I announced the new regime – dinner with Josie at eight! – to Alan, who was excited on two counts: first, the menu was to change from reheated childrens’ tea with a rasher of bacon on the top; second, he’d have a new (and captive) audience on whom to bestow the livelier Human Resources anecdotes of the day, instead of a slack-jawed wife in a dead doze in front of the TV. Before I knew it he’d transformed the kitchen into ‘Le Bistro Alain’- soft music, low lights, a candle! I told him the guitar was a step too far.
It was the teeniest bit annoying that Josie had to finish her TV programme before we ate, so the ‘shakshuka’ was a little tired, but we admired the sweet meltingness of the peppers anyway, and merrily chomped our way through the interesting side salad into which, with a surge of devil-may-care, I’d rashly cast my entire crop of five cherry tomatoes. We ignored the fact that the guest of honour was quiet, head down, plate untouched. Was she wretching? ‘What’s up Josie?’ I said eventually, when it could be ignored not longer. The flood gates opened: ‘Mummy I’m sorry you went to so much trouble, but…all these slices of pepper!...and the egg is in the middle!’. I felt slightly sulky, but we must not make an issue of food, must we, no matter how much we feel like saying EAT THE DAMN SHAKSHUKA or we will have anorexia on our hands, guaranteed, so I enquired: ‘Where would you prefer your egg?’ (it was a genuine enquiry) and ‘are the slices of pepper too large, too small, too sliced…or are they lying in the wrong direction?’ ‘I can’t do it, I just can’t!’ she wailed and took her leave. Alan and I blinked at each other, somewhat shocked. What would Nigella do? I appraised the middle-ness of Josie’s egg, then swallowed it in one (ouch) so I didn’t have to look at it any more. ‘She’s high maintenance,’ said Alan.
I was tempted to catch the last half of Dragon’s Den, but wired up with wine and work, Company Man nattered on past ten ‘..let’s face it, Soph, the strategy has to adapt..’ when Josie came back in for a hug (‘Mummy, what can I have to eat?’ Grrrr).
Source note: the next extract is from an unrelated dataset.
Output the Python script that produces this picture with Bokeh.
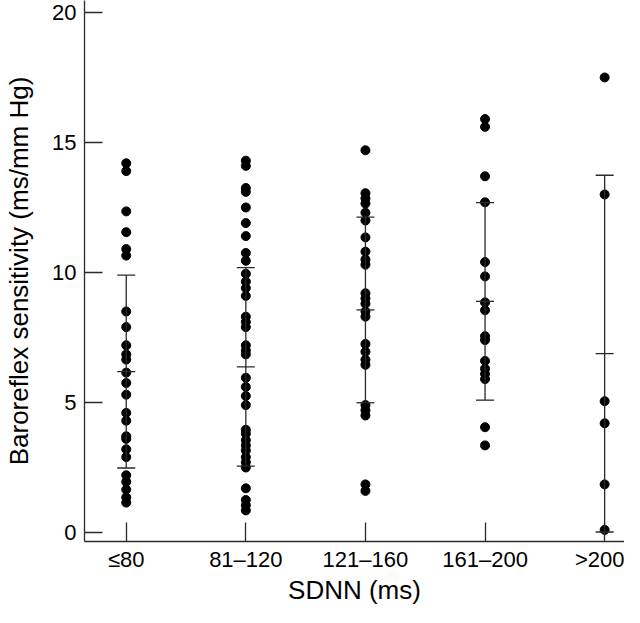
from bokeh.plotting import figure
from bokeh.models import Range1d, FixedTicker
from bokeh.embed import file_html
from bokeh.resources import INLINE

# ---- data ----
groups = ["≤80", "81–120", "121–160", "161–200", ">200"]
bs_le80 = [14.2, 13.9, 12.35, 11.55, 10.9, 10.65, 8.5, 7.9, 7.2, 6.85, 6.65, 6.15,
           5.75, 5.3, 4.6, 4.3, 3.7, 3.6, 3.2, 2.9, 2.2, 1.95, 1.65, 1.35, 1.15]
bs_81_120 = [14.3, 14.1, 13.25, 13.1, 12.5, 11.9, 11.4, 10.75, 10.45, 9.95, 9.65, 9.4,
             9.1, 8.3, 8.1, 7.9, 7.2, 7.0, 6.85, 5.95, 5.6, 5.25, 4.9, 3.95, 3.8, 3.55,
             3.35, 3.15, 2.9, 2.7, 2.5, 1.7, 1.25, 1.05, 0.85]
bs_121_160 = [14.7, 13.05, 12.85, 12.65, 12.3, 12.0, 11.35, 10.8, 10.5, 10.3, 9.2, 9.0,
              8.8, 8.5, 8.3, 7.25, 6.95, 6.65, 6.45, 4.9, 4.7, 4.5, 1.85, 1.6]
bs_161_200 = [15.9, 15.6, 13.7, 12.7, 10.4, 9.85, 8.85, 8.55, 7.55, 7.4, 6.6, 6.3,
              6.1, 5.9, 4.05, 3.35]
bs_gt200 = [17.5, 13.0, 5.05, 4.2, 1.85, 0.1]
series = [bs_le80, bs_81_120, bs_121_160, bs_161_200, bs_gt200]
means = [6.19, 6.37, 8.56, 8.89, 6.88]
sds = [3.71, 3.82, 3.57, 3.80, 6.86]
y_ticks = [0, 5, 10, 15, 20]

FONT = "Liberation Sans"
INK = "#2a2a2a"

x_start, x_end = 0.651, 5.166
y_start, y_end = -0.346, 20.46

p = figure(width=624, height=607, output_backend="svg", toolbar_location=None,
           x_range=Range1d(x_start, x_end), y_range=Range1d(y_start, y_end),
           min_border_left=84, min_border_right=0, min_border_top=0,
           min_border_bottom=66)
p.outline_line_color = None
p.grid.visible = False
p.background_fill_color = "white"
p.border_fill_color = "white"

xpos = [i + 1 for i in range(len(groups))]

# points
xs, ys = [], []
for xi, vals in zip(xpos, series):
    xs.extend([xi] * len(vals))
    ys.extend(vals)
p.scatter(xs, ys, marker="circle", size=9, fill_color="black", line_color="black")

# mean +/- SD bars
lo = [m - s for m, s in zip(means, sds)]
hi = [m + s for m, s in zip(means, sds)]
p.segment(x0=xpos, y0=lo, x1=xpos, y1=hi, line_color=INK, line_width=1.3)
for arr in (lo, means, hi):
    p.scatter(xpos, arr, marker="dash", size=18, line_color=INK, line_width=1.3)

# axes
p.xaxis.ticker = FixedTicker(ticks=xpos)
p.xaxis.major_label_overrides = {xi: g for xi, g in zip(xpos, groups)}
p.yaxis.ticker = FixedTicker(ticks=y_ticks)
for ax in (p.xaxis, p.yaxis):
    ax.minor_tick_line_color = None
    ax.major_tick_out = 0
    ax.axis_line_color = INK
    ax.axis_line_width = 1.3
    ax.major_tick_line_color = INK
    ax.major_tick_line_width = 1.3
    ax.major_label_text_font = FONT
    ax.major_label_text_font_size = "22px"
    ax.major_label_text_color = "black"
    ax.axis_label_text_font = FONT
    ax.axis_label_text_font_size = "26px"
    ax.axis_label_text_font_style = "normal"
    ax.axis_label_text_color = "black"
p.xaxis.major_tick_in = 19
p.yaxis.major_tick_in = 18
p.xaxis.major_label_standoff = 5
p.yaxis.major_label_standoff = 8
p.xaxis.axis_label = "SDNN (ms)"
p.xaxis.axis_label_standoff = 0
p.yaxis.axis_label = "Baroreflex sensitivity (ms/mm Hg)"
p.yaxis.axis_label_standoff = 15

open("out.html", "w").write(file_html(p, INLINE))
He was still going as he climbed into bed ‘..you won’t believe the timeline on this proposal-’ but when his head hit the pillow, the snores. The usual pushing and punching brought no relief for ages, but then a megasnort followed by utter silence. He was dead. Now I wanted him to snore. I pushed and punched some more until finally I was rewarded with the teeniest little snuffle, building and building until – yes! yes! - the room was alive with the full glorious repertoire. Phew.